From now on the Parisians never called the Assembly anything but ‘the Riding-School’.
RUE CONDÉ: towards the end of the year, Claude permitted a thaw in relations. Annette gave a party. His daughters asked their friends, and the friends asked their friends. Annette looked around: ‘Suppose a fire were to break out?’ she said. ‘So much of the Revolution would go up in smoke.’
There had been, before the guests arrived, the usual row with Lucile; nothing was accomplished nowadays without one. ‘Let me put your hair up,’ Annette wheedled. ‘Like I used to? With flowers?’
Lucile said vehemently that she would rather die. She didn’t want pins, ribbons, blossoms, devices. She wanted a mane that she could toss about, and if she was willing to torture a few curls into it, Annette thought, that was only for greater verisimilitude. ‘Oh really,’ she said crossly, ‘if you’re going to impersonate Camille, at least get it right. If you go on like that you’ll get a crick in your neck.’ Adèle put her hand over her mouth, and snorted with mirth. ‘You’ve got to do it like this,’ Annette said, demonstrating. ‘You don’t simultaneously toss your head back and shake the hair out of your eyes. The movements are actually quite separate.’
Lucile tried it, smirking. ‘You could be right. Adèle, you have a go. Stand up, you have to stand up to get the effect.’
The three women jostled for the mirror. They began to splutter with laughter, then to shriek and wail. ‘Then there’s this one,’ Lucile said. ‘Out of my way, minions, while I show you.’ She wiped the smile from her face, stared into the mirror in a rapture of wide-eyed narcissism, and removed an imaginary tendril of hair with a delicate flick.
‘Imbecile,’ her mother said. ‘Your wrist’s at quite the wrong angle. Haven’t you eyes to see?’

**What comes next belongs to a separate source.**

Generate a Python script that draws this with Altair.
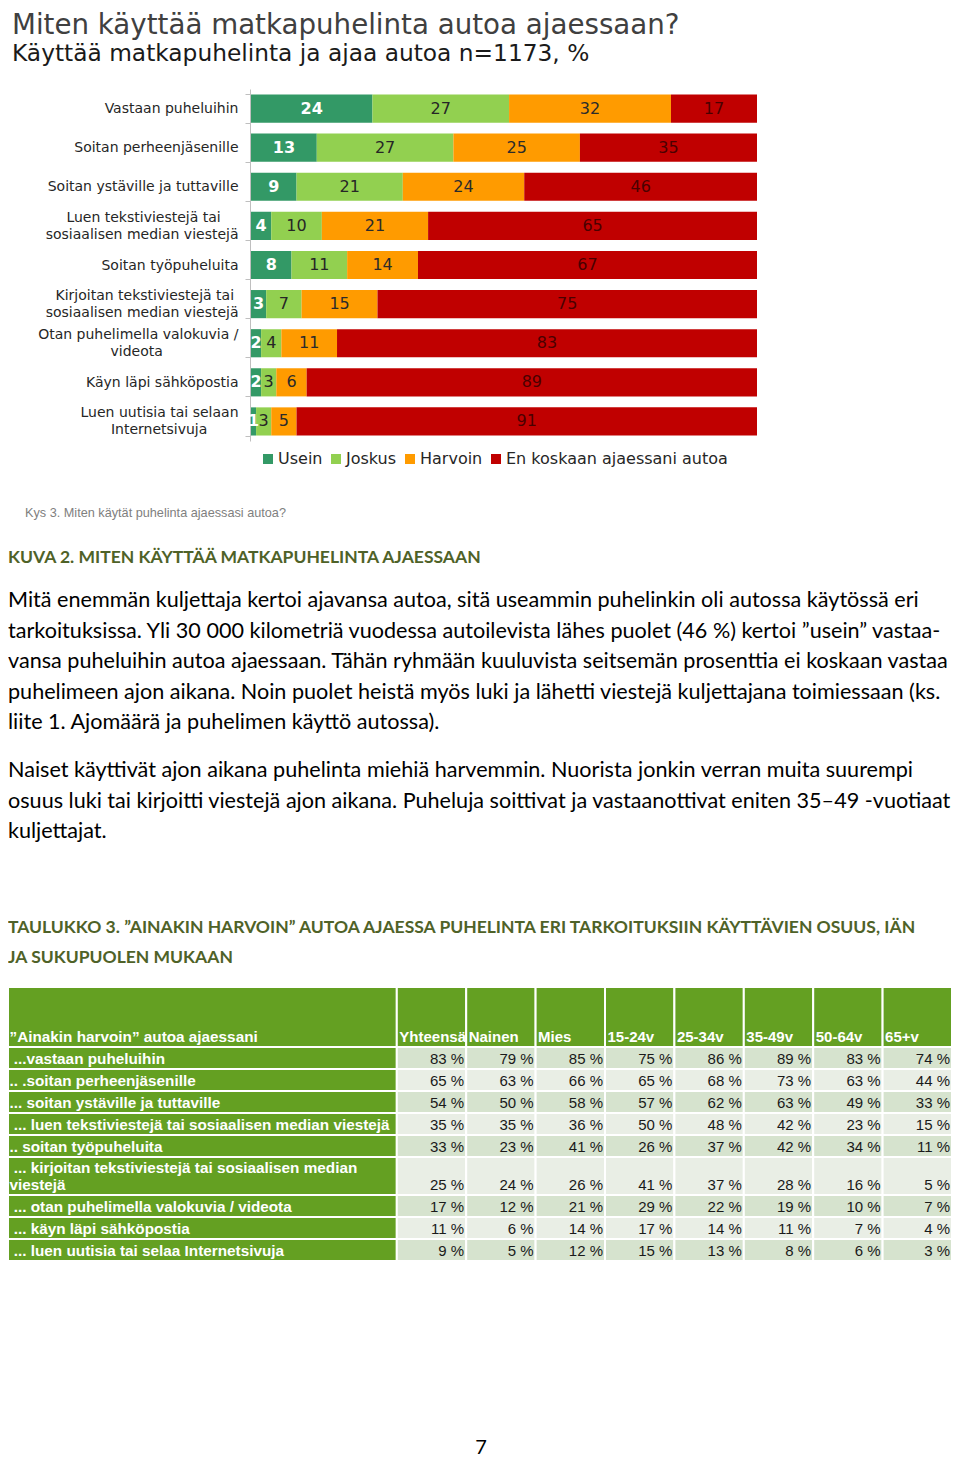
import altair as alt
import pandas as pd

# ---------------- data ----------------
title = "Miten käyttää matkapuhelinta autoa ajaessaan?"
subtitle = "Käyttää matkapuhelinta ja ajaa autoa n=1173, %"

categories = [
    "Vastaan puheluihin",
    "Soitan perheenjäsenille",
    "Soitan ystäville ja tuttaville",
    "Luen tekstiviestejä tai|sosiaalisen median viestejä",
    "Soitan työpuheluita",
    "Kirjoitan tekstiviestejä tai|sosiaalisen median viestejä",
    "Otan puhelimella valokuvia /|videota",
    "Käyn läpi sähköpostia",
    "Luen uutisia tai selaan|Internetsivuja",
]
series = ["Usein", "Joskus", "Harvoin", "En koskaan ajaessani autoa"]
usein = [24, 13, 9, 4, 8, 3, 2, 2, 1]
joskus = [27, 27, 21, 10, 11, 7, 4, 3, 3]
harvoin = [32, 25, 24, 21, 14, 15, 11, 6, 5]
en_koskaan = [17, 35, 46, 65, 67, 75, 83, 89, 91]

footnote = "Kys 3. Miten käytät puhelinta ajaessasi autoa?"
heading1 = "KUVA 2. MITEN KÄYTTÄÄ MATKAPUHELINTA AJAESSAAN"
paragraph1 = [
    "Mitä enemmän kuljettaja kertoi ajavansa autoa, sitä useammin puhelinkin oli autossa käytössä eri",
    "tarkoituksissa. Yli 30 000 kilometriä vuodessa autoilevista lähes puolet (46 %) kertoi ”usein” vastaa-",
    "vansa puheluihin autoa ajaessaan. Tähän ryhmään kuuluvista seitsemän prosenttia ei koskaan vastaa",
    "puhelimeen ajon aikana. Noin puolet heistä myös luki ja lähetti viestejä kuljettajana toimiessaan (ks.",
    "liite 1.  Ajomäärä ja puhelimen käyttö autossa).",
]
paragraph2 = [
    "Naiset käyttivät ajon aikana puhelinta miehiä harvemmin. Nuorista jonkin verran muita suurempi",
    "osuus luki tai kirjoitti viestejä ajon aikana. Puheluja soittivat ja vastaanottivat eniten 35–49 -vuotiaat",
    "kuljettajat.",
]
heading2 = [
    "TAULUKKO 3. ”AINAKIN HARVOIN” AUTOA AJAESSA PUHELINTA ERI TARKOITUKSIIN KÄYTTÄVIEN OSUUS, IÄN",
    "JA SUKUPUOLEN MUKAAN",
]

table_header = "”Ainakin harvoin” autoa ajaessani"
table_cols = ["Yhteensä", "Nainen", "Mies", "15-24v", "25-34v", "35-49v", "50-64v", "65+v"]
table_rows = [
    " ...vastaan puheluihin",
    ".. .soitan perheenjäsenille",
    "... soitan ystäville ja tuttaville",
    " ... luen tekstiviestejä tai sosiaalisen median viestejä",
    ".. soitan työpuheluita",
    " ... kirjoitan tekstiviestejä tai sosiaalisen median\nviestejä",
    " ... otan puhelimella valokuvia / videota",
    " ... käyn läpi sähköpostia",
    " ... luen uutisia tai selaa Internetsivuja",
]
yhteensa = [83, 65, 54, 35, 33, 25, 17, 11, 9]
nainen = [79, 63, 50, 35, 23, 24, 12, 6, 5]
mies = [85, 66, 58, 36, 41, 26, 21, 14, 12]
v15_24 = [75, 65, 57, 50, 26, 41, 29, 17, 15]
v25_34 = [86, 68, 62, 48, 37, 37, 22, 14, 13]
v35_49 = [89, 73, 63, 42, 42, 28, 19, 11, 8]
v50_64 = [83, 63, 49, 23, 34, 16, 10, 7, 6]
v65 = [74, 44, 33, 15, 11, 5, 7, 4, 3]
page_number = "7"

# ---------------- styles ----------------
W, H = 944, 1450
bar_colors = ["#339966", "#92D050", "#FF9B00", "#C00000"]
text_colors = ["white", "#262626", "#2b2b2b", "#4a0000"]
GREEN = "#64A022"
HEAD = "#4F6228"
ROW_DARK = "#D6E3CE"
ROW_LIGHT = "#E9EEE5"
NBSP, ZWSP = "\u00a0", "\u200b"
# non-breaking spaces used to centre the shorter line of two-line axis labels
label_pad = {3: (4, 0), 5: (1, 0), 6: (0, 17), 8: (0, 7)}


def keep_lead(s):
    # a leading space is kept visible (protected from trimming)
    return ZWSP + NBSP + s[1:] if s.startswith(" ") else s


# ---------------- bar chart ----------------
rows = []
for i, c in enumerate(categories):
    vals = [usein[i], joskus[i], harvoin[i], en_koskaan[i]]
    start = 0
    for s, v in zip(series, vals):
        rows.append(dict(cat=c, series=s, value=v, start=start, end=start + v,
                         mid=start + v / 2))
        start += v
bar_df = pd.DataFrame(rows)

cases = []
for idx, (p1, p2) in label_pad.items():
    parts = categories[idx].split("|")
    l1 = parts[0] + NBSP * p1 + ZWSP
    l2 = parts[1] + NBSP * p2 + ZWSP
    cases.append(f"datum.label == '{categories[idx]}' ? ['{l1}', '{l2}']")
label_expr = " : ".join(cases) + " : split(datum.label, '|')"

y_enc = alt.Y(
    "cat:N", sort=categories,
    scale=alt.Scale(domain=categories, range=[81, 433], paddingInner=0.28, paddingOuter=0.14),
    axis=alt.Axis(title=None, offset=-242, labelExpr=label_expr,
                  labelFont="DejaVu Sans", labelFontSize=14, labelColor="#262626",
                  labelLineHeight=17, labelPadding=7, tickSize=5, tickBand="extent",
                  labelOffset=alt.condition("indexof(datum.label, '|') >= 0",
                                            alt.value(-8.5), alt.value(0)),
                  domainColor="#bfbfbf", tickColor="#bfbfbf", labelLimit=0, grid=False),
)
x_scale = alt.Scale(domain=[0, 100], range=[243, 749], nice=False, zero=False)

bars = alt.Chart(bar_df).mark_bar().encode(
    y=y_enc,
    x=alt.X("start:Q", scale=x_scale, axis=None),
    x2="end:Q",
    color=alt.Color("series:N", scale=alt.Scale(domain=series, range=bar_colors),
                    legend=alt.Legend(title=None, orient="none", legendX=252, legendY=443,
                                      direction="horizontal", symbolType="square",
                                      symbolSize=100, symbolStrokeWidth=0,
                                      labelFont="DejaVu Sans", labelFontSize=16,
                                      labelColor="#262626", columnPadding=5, labelOffset=2,
                                      labelLimit=400)),
)
bar_layers = [bars]
for s, tc in zip(series, text_colors):
    bar_layers.append(
        alt.Chart(bar_df).transform_filter(alt.datum.series == s).mark_text(
            font="DejaVu Sans", fontSize=16, color=tc,
            fontWeight="bold" if s == "Usein" else "normal", baseline="middle"
        ).encode(y=y_enc, x=alt.X("mid:Q", scale=x_scale, axis=None), text="value:Q")
    )
bar_chart = alt.layer(*bar_layers)

# ---------------- table ----------------
COL_W = 69.4
LABEL_W = W - COL_W * len(table_cols)
HEADER_H = 60
ROW_H = 22
LINE_H = 17
col_vals = [yhteensa, nainen, mies, v15_24, v25_34, v35_49, v50_64, v65]

cells, ltexts, htexts, vtexts = [], [], [], []
cells.append(dict(x0=0, x1=LABEL_W, y0=0, y1=HEADER_H, fill=GREEN))
ltexts.append(dict(x0=0, ty=HEADER_H, t=table_header))
for j, c in enumerate(table_cols):
    x0 = LABEL_W + j * COL_W
    cells.append(dict(x0=x0, x1=x0 + COL_W, y0=0, y1=HEADER_H, fill=GREEN))
    htexts.append(dict(x0=x0, ty=HEADER_H, t=c))
y = HEADER_H
for i, lab in enumerate(table_rows):
    extra = lab.count("\n")
    h = ROW_H + (LINE_H - 1) * extra
    cells.append(dict(x0=0, x1=LABEL_W, y0=y, y1=y + h, fill=GREEN))
    ltexts.append(dict(x0=0, ty=y + h - LINE_H * extra, t=keep_lead(lab)))
    fill = ROW_DARK if i % 2 == 0 else ROW_LIGHT
    for j in range(len(table_cols)):
        x0 = LABEL_W + j * COL_W
        cells.append(dict(x0=x0, x1=x0 + COL_W, y0=y, y1=y + h, fill=fill))
        vtexts.append(dict(x1=x0 + COL_W, y1=y + h, t=f"{col_vals[j][i]} %"))
    y += h
TABLE_TOTAL = y

tx = alt.Scale(domain=[0, W], range=[0, W], nice=False, zero=False)
ty = alt.Scale(domain=[0, TABLE_TOTAL], range=[979, 979 + TABLE_TOTAL], nice=False, zero=False)

t_cells = alt.Chart(pd.DataFrame(cells)).mark_rect(stroke="white", strokeWidth=2).encode(
    x=alt.X("x0:Q", scale=tx, axis=None), x2="x1:Q",
    y=alt.Y("y0:Q", scale=ty, axis=None), y2="y1:Q",
    color=alt.Color("fill:N", scale=None),
)
t_labels = alt.Chart(pd.DataFrame(ltexts)).mark_text(
    font="Liberation Sans", fontSize=15.3, fontWeight="bold", color="white",
    align="left", baseline="bottom", dx=1.5, dy=-2, lineBreak="\n", lineHeight=LINE_H,
).encode(x=alt.X("x0:Q", scale=tx, axis=None), y=alt.Y("ty:Q", scale=ty, axis=None), text="t:N")
t_heads = alt.Chart(pd.DataFrame(htexts)).mark_text(
    font="Liberation Sans", fontSize=15, fontWeight="bold", color="white",
    align="left", baseline="bottom", dx=2.5, dy=-2,
).encode(x=alt.X("x0:Q", scale=tx, axis=None), y=alt.Y("ty:Q", scale=ty, axis=None), text="t:N")
t_values = alt.Chart(pd.DataFrame(vtexts)).mark_text(
    font="Liberation Sans", fontSize=15, color="#1a1a1a",
    align="right", baseline="bottom", dx=-2, dy=-2,
).encode(x=alt.X("x1:Q", scale=tx, axis=None), y=alt.Y("y1:Q", scale=ty, axis=None), text="t:N")
table = alt.layer(t_cells, t_labels, t_heads, t_values)


# ---------------- free text ----------------
def txt(s, x, y, **kw):
    props = dict(align="left", baseline="alphabetic")
    props.update(kw)
    return alt.Chart(alt.Data(values=[{"t": s}])).mark_text(**props).encode(
        x=alt.value(x), y=alt.value(y), text="t:N")


texts = [
    txt(title, 4, 26, font="DejaVu Sans", fontSize=27.7, color="#404040"),
    txt(subtitle, 4, 53, font="DejaVu Sans", fontSize=23.3, color="#1a1a1a"),
    txt(footnote, 17, 509, font="Liberation Sans", fontSize=12.7, color="#808080"),
    txt(heading1, 0, 555, font="Lato", fontSize=17.5, fontWeight="bold", color=HEAD),
    txt("\n".join(paragraph1), 0, 599, font="Lato", fontSize=21.6, color="black",
        lineBreak="\n", lineHeight=30.5),
    txt("\n".join(paragraph2), 0, 769, font="Lato", fontSize=21.6, color="black",
        lineBreak="\n", lineHeight=30.5),
    txt("\n".join(heading2), 0, 925, font="Lato", fontSize=17.5, fontWeight="bold", color=HEAD,
        lineBreak="\n", lineHeight=30),
    txt(page_number, 473, 1446, font="Lato", fontSize=20, color="black", align="center"),
]

chart = alt.layer(bar_chart, table, *texts).resolve_scale(
    x="independent", y="independent", color="independent"
).properties(
    width=W, height=H, autosize=alt.AutoSizeParams(type="none"), padding=0,
    background="white",
).configure_view(stroke=None)

chart.save("out.html", embed_options={"renderer": "svg", "actions": False})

Lucile opened her eyes very wide and gave her a Camille-look. ‘I was only born yesterday,’ she said pitifully.
Adèle and her mother staggered around the room. Adèle fell on to Annette’s bed and sobbed into the pillow. ‘Oh, stop it, stop it,’ Annette said. Her hair had fallen down and tears were running through her rouge. Lucile subsided to the floor and beat the carpet with her fist. ‘I think I’ll die,’ she said.
Oh, the relief of it! When for months now, the three of them had hardly spoken! They got to their feet, tried to compose themselves; but as they reached for powder and scent, great gouts of laughter burst from one or the other. All evening they’re not safe: ‘Maître Danton, you know Maximilien Robespierre, don’t you?’ Annette said, and turned away because tears were beginning to well up in her eyes and her lips were twitching and another scream of laughter was about to be born. Maître Danton had this exceedingly aggressive habit of planting a fist on his hip and frowning, while he was talking about the weather or something equally routine. Deputy Maximilien Robespierre had the most curious way of not blinking, and a way of insinuating himself around the furniture; it would be marvellous to see him spring on a mouse. She left them to their self-importance, guffawing inside.
‘So where are you living now?’ Danton inquired.
‘On the rue Saintonge in the Marais.’
‘Comfortable?’
Robespierre didn’t reply. He couldn’t think what Danton’s standard of comfort might be, so anything he said wouldn’t mean much. Scruples like this were always tripping him up, in the simplest conversations. Luckily, Danton seemed not to want a reply. ‘Most of the deputies don’t seem very happy about moving to Paris.’